(Problem requirements) Set aside the pictures and output only the lines from the one containing "Give me the matplotlib source for this chart." up to and including the one containing "plt.rcParams['font.family'] = ['Liberation Sans', 'DejaVu".
## Begin Supplied records
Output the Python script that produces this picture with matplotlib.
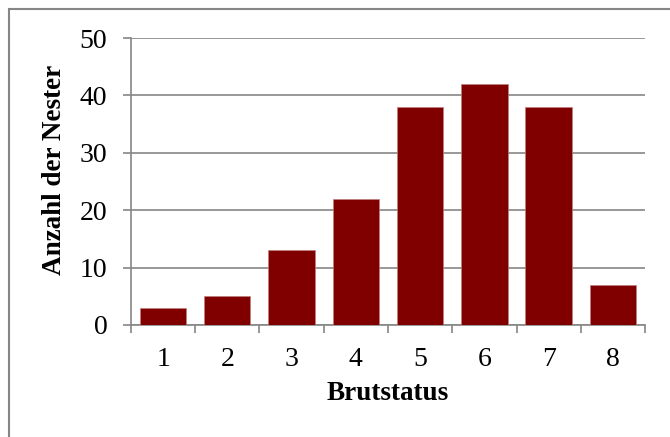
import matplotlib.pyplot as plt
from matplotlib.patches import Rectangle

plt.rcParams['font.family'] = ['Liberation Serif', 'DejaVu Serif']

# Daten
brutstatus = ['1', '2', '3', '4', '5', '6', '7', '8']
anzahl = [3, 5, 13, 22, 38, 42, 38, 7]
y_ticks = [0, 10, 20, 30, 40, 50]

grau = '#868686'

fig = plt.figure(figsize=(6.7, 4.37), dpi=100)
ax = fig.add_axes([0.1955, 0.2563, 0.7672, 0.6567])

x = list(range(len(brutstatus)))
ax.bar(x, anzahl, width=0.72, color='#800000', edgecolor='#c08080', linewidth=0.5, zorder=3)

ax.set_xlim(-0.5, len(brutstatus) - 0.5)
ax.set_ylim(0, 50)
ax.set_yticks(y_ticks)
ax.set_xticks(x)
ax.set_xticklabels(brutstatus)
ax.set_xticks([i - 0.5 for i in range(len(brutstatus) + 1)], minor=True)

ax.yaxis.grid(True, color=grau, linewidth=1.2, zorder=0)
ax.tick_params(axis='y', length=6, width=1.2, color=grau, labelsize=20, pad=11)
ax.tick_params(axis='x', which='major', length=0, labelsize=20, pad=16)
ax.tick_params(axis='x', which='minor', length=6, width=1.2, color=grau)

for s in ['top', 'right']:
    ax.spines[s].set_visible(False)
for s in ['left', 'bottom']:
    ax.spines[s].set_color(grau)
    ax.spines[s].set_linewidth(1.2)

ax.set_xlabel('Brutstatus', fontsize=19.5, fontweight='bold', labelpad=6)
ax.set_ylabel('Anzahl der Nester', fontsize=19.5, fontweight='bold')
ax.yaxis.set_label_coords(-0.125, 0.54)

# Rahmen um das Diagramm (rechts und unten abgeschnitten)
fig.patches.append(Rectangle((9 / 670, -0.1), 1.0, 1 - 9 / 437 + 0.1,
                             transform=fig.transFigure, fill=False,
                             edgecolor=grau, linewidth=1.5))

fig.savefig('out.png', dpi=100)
## End Supplied records
## Begin Supplied records
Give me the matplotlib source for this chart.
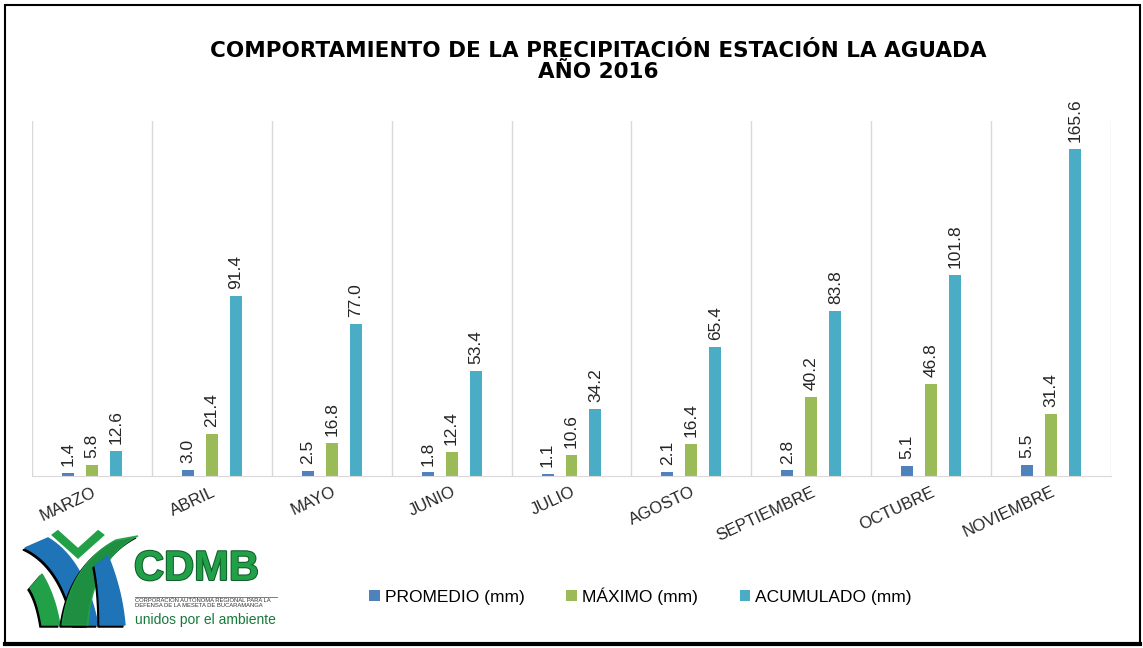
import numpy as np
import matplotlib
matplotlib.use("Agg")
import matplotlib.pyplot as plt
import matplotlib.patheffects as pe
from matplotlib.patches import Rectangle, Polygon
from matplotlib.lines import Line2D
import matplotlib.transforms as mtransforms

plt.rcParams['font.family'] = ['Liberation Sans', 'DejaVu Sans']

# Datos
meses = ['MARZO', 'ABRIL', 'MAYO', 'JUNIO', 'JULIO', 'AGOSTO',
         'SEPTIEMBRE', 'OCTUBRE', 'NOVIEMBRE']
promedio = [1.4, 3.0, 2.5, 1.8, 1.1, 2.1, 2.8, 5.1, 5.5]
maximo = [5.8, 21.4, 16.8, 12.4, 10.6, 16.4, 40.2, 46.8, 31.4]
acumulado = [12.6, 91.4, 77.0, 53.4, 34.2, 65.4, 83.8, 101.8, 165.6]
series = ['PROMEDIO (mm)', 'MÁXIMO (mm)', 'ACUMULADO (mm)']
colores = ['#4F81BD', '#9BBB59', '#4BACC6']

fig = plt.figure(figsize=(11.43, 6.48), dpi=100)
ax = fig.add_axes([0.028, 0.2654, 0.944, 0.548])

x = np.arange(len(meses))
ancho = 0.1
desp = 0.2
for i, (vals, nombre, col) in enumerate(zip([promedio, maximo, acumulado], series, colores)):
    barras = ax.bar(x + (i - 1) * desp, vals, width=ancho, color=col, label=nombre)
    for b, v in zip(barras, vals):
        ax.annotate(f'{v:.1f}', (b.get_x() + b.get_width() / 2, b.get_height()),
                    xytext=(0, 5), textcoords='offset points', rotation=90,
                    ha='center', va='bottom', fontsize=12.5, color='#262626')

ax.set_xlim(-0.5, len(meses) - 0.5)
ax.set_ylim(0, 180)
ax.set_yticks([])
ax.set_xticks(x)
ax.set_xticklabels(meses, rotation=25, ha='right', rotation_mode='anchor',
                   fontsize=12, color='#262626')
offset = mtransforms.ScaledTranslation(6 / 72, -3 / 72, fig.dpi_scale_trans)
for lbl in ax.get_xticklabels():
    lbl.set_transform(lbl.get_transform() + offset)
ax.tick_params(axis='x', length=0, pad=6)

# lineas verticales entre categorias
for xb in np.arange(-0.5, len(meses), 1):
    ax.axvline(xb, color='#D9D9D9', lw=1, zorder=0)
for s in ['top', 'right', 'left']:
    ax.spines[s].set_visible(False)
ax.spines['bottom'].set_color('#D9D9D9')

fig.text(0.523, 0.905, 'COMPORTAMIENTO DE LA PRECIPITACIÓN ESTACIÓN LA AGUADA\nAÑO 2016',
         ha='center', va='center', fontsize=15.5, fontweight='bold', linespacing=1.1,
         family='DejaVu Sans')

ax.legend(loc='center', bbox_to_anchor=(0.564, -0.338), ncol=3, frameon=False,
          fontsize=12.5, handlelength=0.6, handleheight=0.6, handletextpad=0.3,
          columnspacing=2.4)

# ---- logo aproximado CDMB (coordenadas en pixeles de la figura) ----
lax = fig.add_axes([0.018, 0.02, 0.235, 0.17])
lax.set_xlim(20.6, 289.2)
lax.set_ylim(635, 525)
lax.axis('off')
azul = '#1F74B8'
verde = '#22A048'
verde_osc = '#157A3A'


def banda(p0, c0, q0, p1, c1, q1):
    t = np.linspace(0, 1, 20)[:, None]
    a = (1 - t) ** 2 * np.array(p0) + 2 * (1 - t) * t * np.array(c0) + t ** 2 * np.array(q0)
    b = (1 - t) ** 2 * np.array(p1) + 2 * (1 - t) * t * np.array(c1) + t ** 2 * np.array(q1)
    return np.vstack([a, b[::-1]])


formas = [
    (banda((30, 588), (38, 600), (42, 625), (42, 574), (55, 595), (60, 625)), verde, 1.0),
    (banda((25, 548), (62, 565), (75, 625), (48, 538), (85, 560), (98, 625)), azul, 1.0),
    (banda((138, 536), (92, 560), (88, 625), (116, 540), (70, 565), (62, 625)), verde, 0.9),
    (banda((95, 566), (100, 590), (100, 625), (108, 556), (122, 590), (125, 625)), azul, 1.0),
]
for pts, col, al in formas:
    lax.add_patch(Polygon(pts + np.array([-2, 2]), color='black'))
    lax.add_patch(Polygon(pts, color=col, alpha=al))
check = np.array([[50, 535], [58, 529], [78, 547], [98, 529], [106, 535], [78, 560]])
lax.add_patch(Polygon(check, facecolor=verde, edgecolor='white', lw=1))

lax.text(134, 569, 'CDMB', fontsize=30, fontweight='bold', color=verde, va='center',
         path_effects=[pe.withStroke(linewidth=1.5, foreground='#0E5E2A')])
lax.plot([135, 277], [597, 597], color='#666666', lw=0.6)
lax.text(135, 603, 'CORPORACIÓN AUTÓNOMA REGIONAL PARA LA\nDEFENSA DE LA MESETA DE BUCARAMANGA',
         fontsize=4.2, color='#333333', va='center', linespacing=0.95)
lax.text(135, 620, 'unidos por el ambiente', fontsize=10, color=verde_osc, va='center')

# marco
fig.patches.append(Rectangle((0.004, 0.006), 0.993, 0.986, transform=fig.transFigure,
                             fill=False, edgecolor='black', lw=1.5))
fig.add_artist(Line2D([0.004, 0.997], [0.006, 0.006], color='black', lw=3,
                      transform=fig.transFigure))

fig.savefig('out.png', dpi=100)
## End Supplied records
(Full solution)
Give me the matplotlib source for this chart.
import numpy as np
import matplotlib
matplotlib.use("Agg")
import matplotlib.pyplot as plt
import matplotlib.patheffects as pe
from matplotlib.patches import Rectangle, Polygon
from matplotlib.lines import Line2D
import matplotlib.transforms as mtransforms

plt.rcParams['font.family'] = ['Liberation Sans', 'DejaVu Sans']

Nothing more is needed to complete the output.